L’ingresso di Jon Theodore al posto di Joey Castillo dietro le pelli ha dato nuovo vigore al gruppo. Fino ad ora nei Q.o.t.s.a. non si erano visti momenti live dedicati ad assoli di batteria, ma l’istrionico ex-Mars Volta non poteva contenersi e quindi un paio di volte si è lanciato in assoli moderati, ma comunque virtuosi.
Dean Fertita, sembra un membro della prima ora.
Completamente immerso nella nuova esperienza (dopo i The Raconteurs ed i The Dead Weather) appare come il cardine mancante all’ingranaggio Q.o.t.s.a. . Polistrumentista, lo si trova a volte al piano/tastiera, altre alla terza chitarra, sempre ai cori ed in alcuni brani anche alla prima chitarra.
Michael Schuman – al basso – è il ragazzino della band. E si vede, perché si sente notevolmente più a suo agio con il pubblico quasi-coetaneo. C’è da dire però che tiene il palco come un veterano, insomma ha già la stoffa del leader.
Infine il braccio destro di Homme, Troy Van Leeuwen - chitarra.
Geniale polistrumentista, è l’alter ego di Josh. Elemento indispensabile, colora ed arricchisce ogni brano di effetti e suoni inconfondibili che contribuiscono a creare il loro indiscutibile sound. Un personaggio sia in studio, che dal vivo con il suo stile estetico assolutamente impeccabile.

Ed infine arriviamo alla mente della band.
Josh questa volta purtroppo non era in condizioni ottimali.
Era visibilmente stanco (questa era l’ultima tappa del tour europeo prima della pausa estiva) e per tutta la prima parte del concerto è apparso andare col pilota automatico, senza particolare enfasi.
C’è stato un punto di svolta però:
Da “Make it with chu” in poi l’atmosfera è completamente mutata. Forse perché ad Homme in questo periodo piacciono molto le canzoni “Sexy”, danzerecce? non saprei dire, però di certo c’è che si è lasciato completamente andare.
La prova inconfutabile è l’ “ancheggiare”. Quando comincia ad ondeggiare con l’anca a tempo con la musica che suona, significa che la magia è compiuta!
Parte a coinvolgere il pubblico e finalmente interagisce e guida i fan fino alla fine del concerto.

Dopo lo sfogo ed i furori della prima metà del concerto, l’aria è diventata quasi conviviale ed il relax prende il sopravvento.
Fermati a pensarci su un attimo.
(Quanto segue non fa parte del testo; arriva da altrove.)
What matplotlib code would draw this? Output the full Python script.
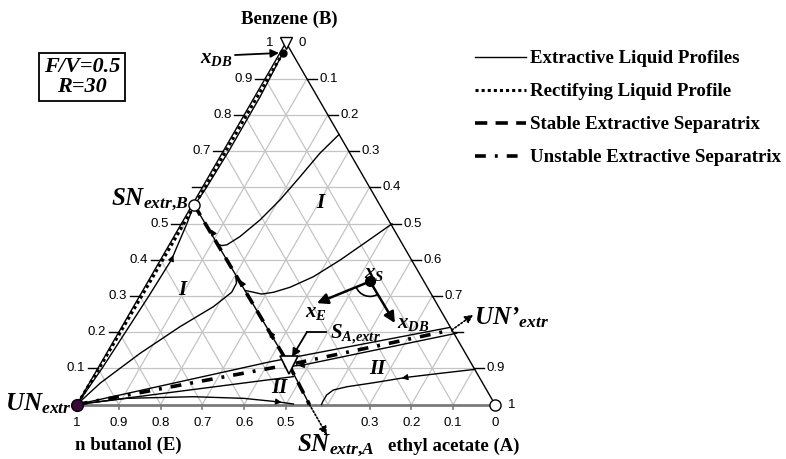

Immagina di essere in estate, sei in Portogallo - un Paese meraviglioso, ascolti un paio di canzoni della tua band preferita, un paio di birre assestate al momento giusto dopo esserti appena sfuriato ed all’improvviso, davvero per effetto di un incantesimo speciale,  migliaia di persone entrano all’unisono in una condivisione perfetta di sensazioni ed emozioni.
E’ il fascino del rock.
Un’esperienza mistica che solo concerti memorabili riescono a trasmettere.

Lo show scivola di lì fino al trittico finale da urlo: “Feel Good Hit of the Summer”, “Go With the Flow”, “A Song for the Dead”.
Una vera e propria deflagrazione.
Provare per credere.

Insomma, una tre giorni di musica ad altissimo livello.
Con un pubblico giovane e rilassato. Di certo non “selezionato e pazzo” come quello italiano, ma comunque assolutamente festoso.
Un’esperienza da riprovare e riprovare finché se ne ha la possibilità.

Purtroppo, l’Europa è molto più avanti di noi occorre ribadirlo ed un evento di questo tenore, tarderà ad arrivare in Italia.
Forse anche per colpa del pubblico troppo “di parte” in molte occasioni.
Di certo per le responsabilità delle agezie di eventi che non hanno il coraggio di proporre qualcosa di diverso e non assolutamente “sicuro” come un concerto dei “Muse” o di qualche autore nostrano.

Insomma, non c’è il coraggio di spingersi a guardare un po’ più in là.
Ed è un peccato perché all’estero non ho mai trovato il calore e la furia che il pubblico italiano riesce a trasmettere alle band, ricevendone in cambio una dose aggiuntiva di adrenalina e passione.
Bisogna però cominciare a guardare agli eventi di questo tipo in maniera diversa concependoli come un’esperienza completa e non a “compartimenti stagni/per genere” (ved. ad es. il Gods of Metal).
Nel contempo è opportuno anche mantenere sempre una certa coerenza musicale di fondo nella composizione del cartellone.
E’ un processo lungo che, come è successo da anni in Europa, ci porterà ad avere una “coscienza musicale” molto più aperta ed accogliente.
Speriamo davvero che qualcosa progressivamente possa cambiare anche nel nostro Paese.
Intanto, mi auguro di aver trasmesso un po’ di curiosità riguardo ai live all’estero e magari, chi può dirlo, di incontrarvi al prossimo Super bock Super rock!